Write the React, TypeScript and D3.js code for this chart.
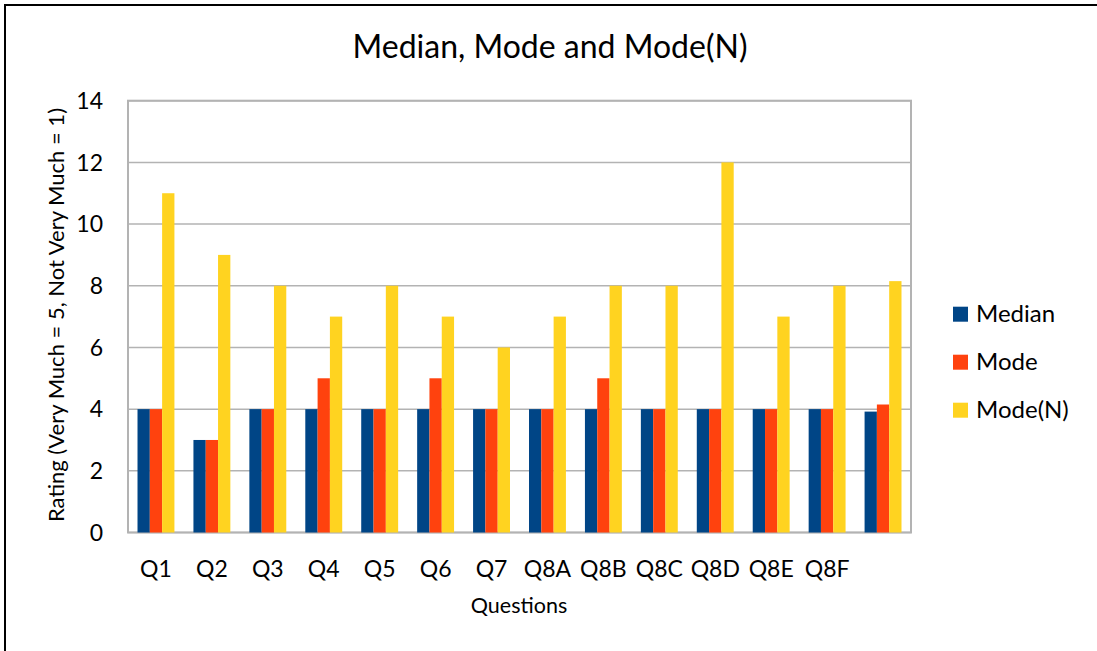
import { useRef, useEffect } from 'react';
import * as d3 from 'd3';

const categories = ['Q1', 'Q2', 'Q3', 'Q4', 'Q5', 'Q6', 'Q7', 'Q8A', 'Q8B', 'Q8C', 'Q8D', 'Q8E', 'Q8F', ''];
const median = [4, 3, 4, 4, 4, 4, 4, 4, 4, 4, 4, 4, 4, 3.92];
const mode = [4, 3, 4, 5, 4, 5, 4, 4, 5, 4, 4, 4, 4, 4.15];
const modeN = [11, 9, 8, 7, 8, 7, 6, 7, 8, 8, 12, 7, 8, 8.15];
const seriesNames = ['Median', 'Mode', 'Mode(N)'];
const colors = ['#004586', '#ff420e', '#ffd320'];
const yTicks = [0, 2, 4, 6, 8, 10, 12, 14];

const FONT = 'Lato, "Open Sans", sans-serif';

const App = () => {
  const ref = useRef<SVGSVGElement>(null);

  useEffect(() => {
    const svg = d3.select(ref.current);
    svg.selectAll('*').remove();

    const left = 128, right = 911, top = 100.7, bottom = 532.5;

    // outer frame (only top and left visible in the window)
    svg.append('rect')
      .attr('x', 5).attr('y', 5)
      .attr('width', 1200).attr('height', 800)
      .attr('fill', 'none').attr('stroke', '#000').attr('stroke-width', 2);

    const x0 = d3.scaleBand<number>()
      .domain(categories.map((_, i) => i))
      .range([left, right])
      .paddingInner(0.34)
      .paddingOuter(0.17);

    const x1 = d3.scaleBand<number>()
      .domain([0, 1, 2])
      .range([0, x0.bandwidth()]);

    const y = d3.scaleLinear().domain([0, 14]).range([bottom, top]);

    // grid
    svg.append('g')
      .selectAll('line')
      .data(yTicks)
      .enter().append('line')
      .attr('x1', left).attr('x2', right)
      .attr('y1', d => y(d)).attr('y2', d => y(d))
      .attr('stroke', '#b3b3b3').attr('stroke-width', 1.5);

    // plot frame
    svg.append('rect')
      .attr('x', left).attr('y', top)
      .attr('width', right - left).attr('height', bottom - top)
      .attr('fill', 'none').attr('stroke', '#b3b3b3').attr('stroke-width', 2);

    const series = [median, mode, modeN];
    const groups = svg.append('g')
      .selectAll('g')
      .data(categories.map((_, i) => i))
      .enter().append('g')
      .attr('transform', i => `translate(${x0(i)},0)`);

    groups.selectAll('rect')
      .data(i => series.map((s, k) => ({ k, v: s[i] })))
      .enter().append('rect')
      .attr('x', d => x1(d.k)!)
      .attr('width', x1.bandwidth())
      .attr('y', d => y(d.v))
      .attr('height', d => y(0) - y(d.v))
      .attr('fill', d => colors[d.k]);

    // y tick labels
    svg.append('g')
      .selectAll('text')
      .data(yTicks)
      .enter().append('text')
      .attr('x', 103)
      .attr('y', d => y(d) + 8.3)
      .attr('text-anchor', 'end')
      .attr('font-family', FONT).attr('font-size', 23)
      .text(d => d);

    // x tick labels
    svg.append('g')
      .selectAll('text')
      .data(categories.map((c, i) => ({ c, i })))
      .enter().append('text')
      .attr('x', d => x0(d.i)! + x0.bandwidth() / 2)
      .attr('y', 576.5)
      .attr('text-anchor', 'middle')
      .attr('font-family', FONT).attr('font-size', 23)
      .text(d => d.c);

    // title
    svg.append('text')
      .attr('x', 550).attr('y', 58)
      .attr('text-anchor', 'middle')
      .attr('font-family', FONT).attr('font-size', 32)
      .text('Median, Mode and Mode(N)');

    // axis titles
    svg.append('text')
      .attr('x', 519).attr('y', 613)
      .attr('text-anchor', 'middle')
      .attr('font-family', FONT).attr('font-size', 21.5)
      .text('Questions');

    svg.append('text')
      .attr('transform', 'translate(64,315) rotate(-90)')
      .attr('text-anchor', 'middle')
      .attr('font-family', FONT).attr('font-size', 22)
      .text('Rating (Very Much = 5, Not Very Much = 1)');

    // legend
    const legend = svg.append('g')
      .selectAll('g')
      .data(seriesNames)
      .enter().append('g')
      .attr('transform', (_, i) => `translate(953,${321.7 + i * 48})`);

    legend.append('rect')
      .attr('x', 0).attr('y', -15)
      .attr('width', 15).attr('height', 15)
      .attr('fill', (_, i) => colors[i]);

    legend.append('text')
      .attr('x', 23).attr('y', 0)
      .attr('font-family', FONT).attr('font-size', 24)
      .text(d => d);
  }, []);

  return (
    <svg
      ref={ref}
      width={1097}
      height={651}
      style={{ position: 'absolute', left: 0, top: 0, background: '#fff' }}
    ></svg>
  );
};

export default App;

____________________

*SET TASK*: Pictures excluded, repeat exactly the lines from the top of the material through the line with "import * as d3 from 'd3';", including both of those lines.

*RESULT*:
Write the React, TypeScript and D3.js code for this chart.
import { useRef, useEffect } from 'react';
import * as d3 from 'd3';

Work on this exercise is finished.